ただし、どれも噂に過ぎない。沖騎手も単に鞍が落ちただけかもしれないし、吉原の人気馬も単に凡走しただけなのかもしれない。オッズだって、地方競馬だから少しの金額で大きく動くし、人気薄でも個人的に「これだ」と思って賭けた者がいるのかもしれない。
しかし、最初に言ったように、「八百長」は「そう思われた」だけで、もうアウトなのだから、ここはもっとキッチリと調査し、情報を開示して、潔白を証明しなければならない。金沢競馬は私も買うし、吉原は上手いと思うから尚更である。
「八百長」は、あってはならない。これは主催者も選手も、そしてファンも肝に銘じて、少しでもその臭いを嗅いだなら、止めるよう努力をしなければならない。
(追記)
この記事を書いてしばらくして、競艇界に激震が走った。A1レーサーであった(逮捕時はA2)一流選手、西川昌希選手のモーターボート競走法違反による逮捕である。容疑は「故意にレースに負けた代わりに報酬を受けた」というもので、まさに「八百長」である。

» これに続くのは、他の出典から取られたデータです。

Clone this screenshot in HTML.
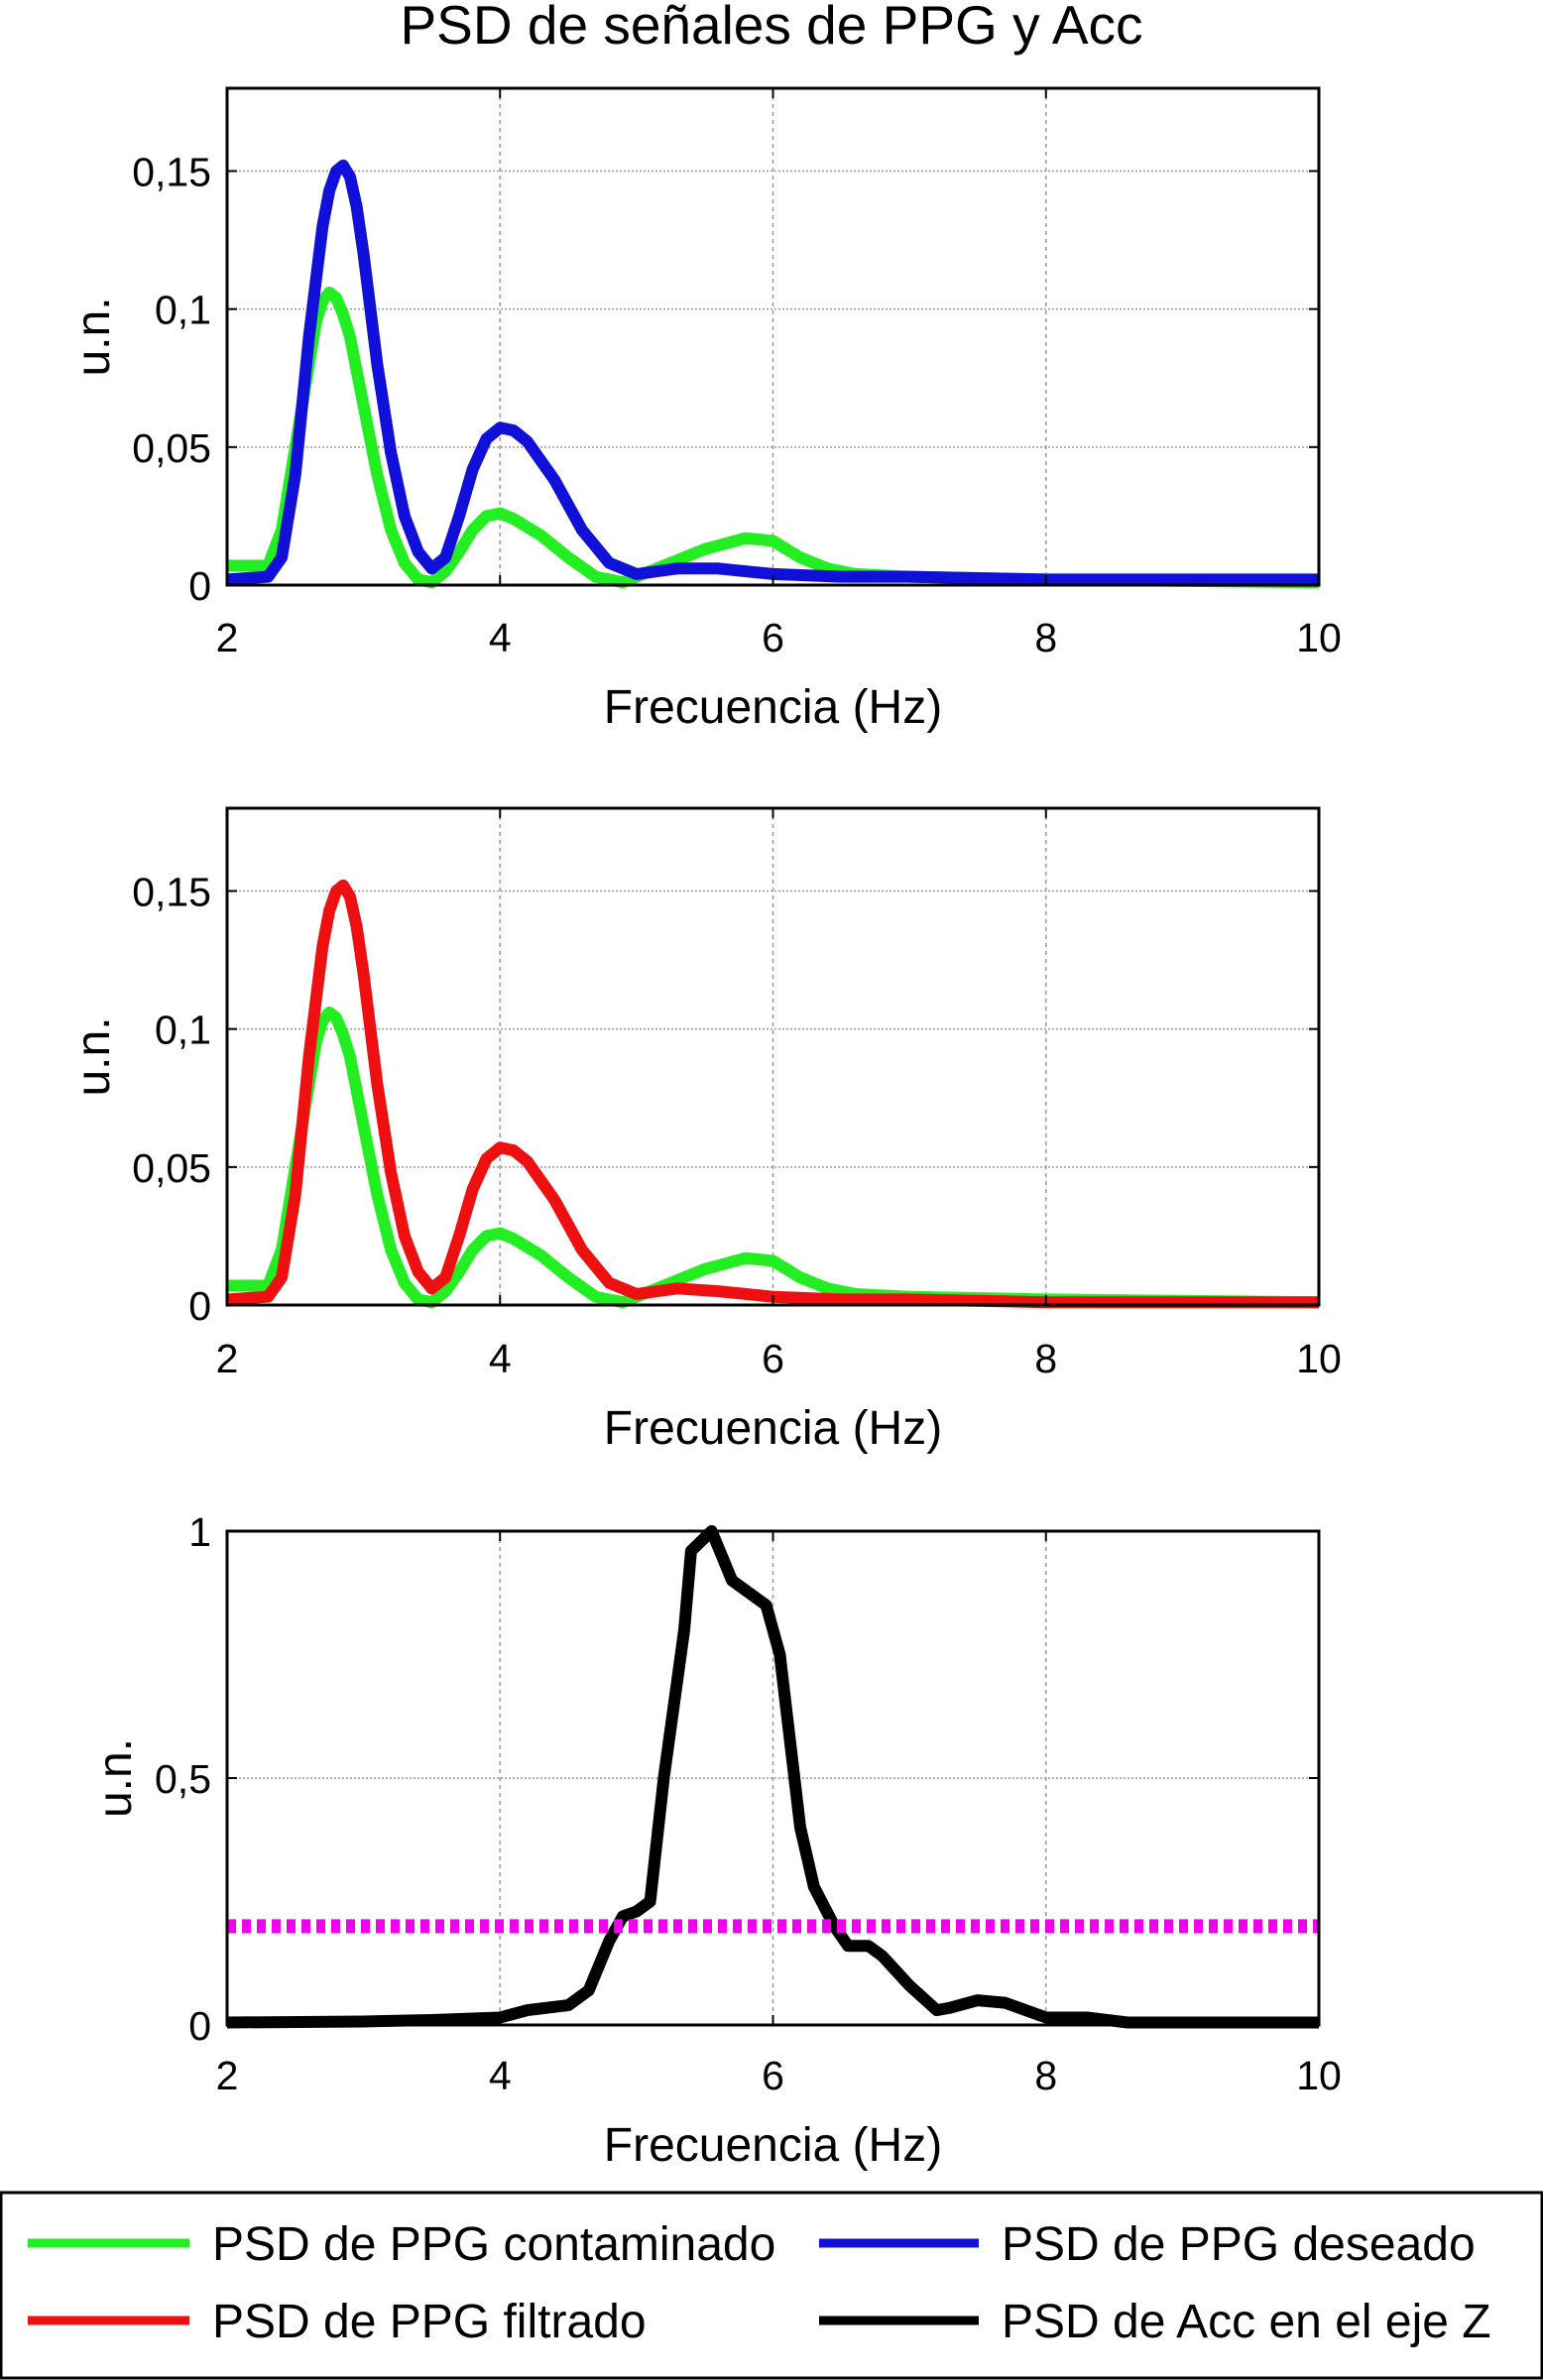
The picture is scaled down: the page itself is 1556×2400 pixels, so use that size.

逮捕に至るかなり前から、その不自然な負け方や舟券の売れ方によって、八百長の噂があった選手であった。火のないところに煙は立たないという事なのだろうが、そうなると、他にも同様の噂のある選手はいるため、この西川選手の逮捕によって八百長が撲滅されたかというと正直疑わしい。
ファンのため、競艇界の未来のためにもきっちり調査してほしいものだが、内部での浄化は難しいだろうから、是非「第三者委員会」のような組織に依頼して、この機会に完全撲滅してほしい。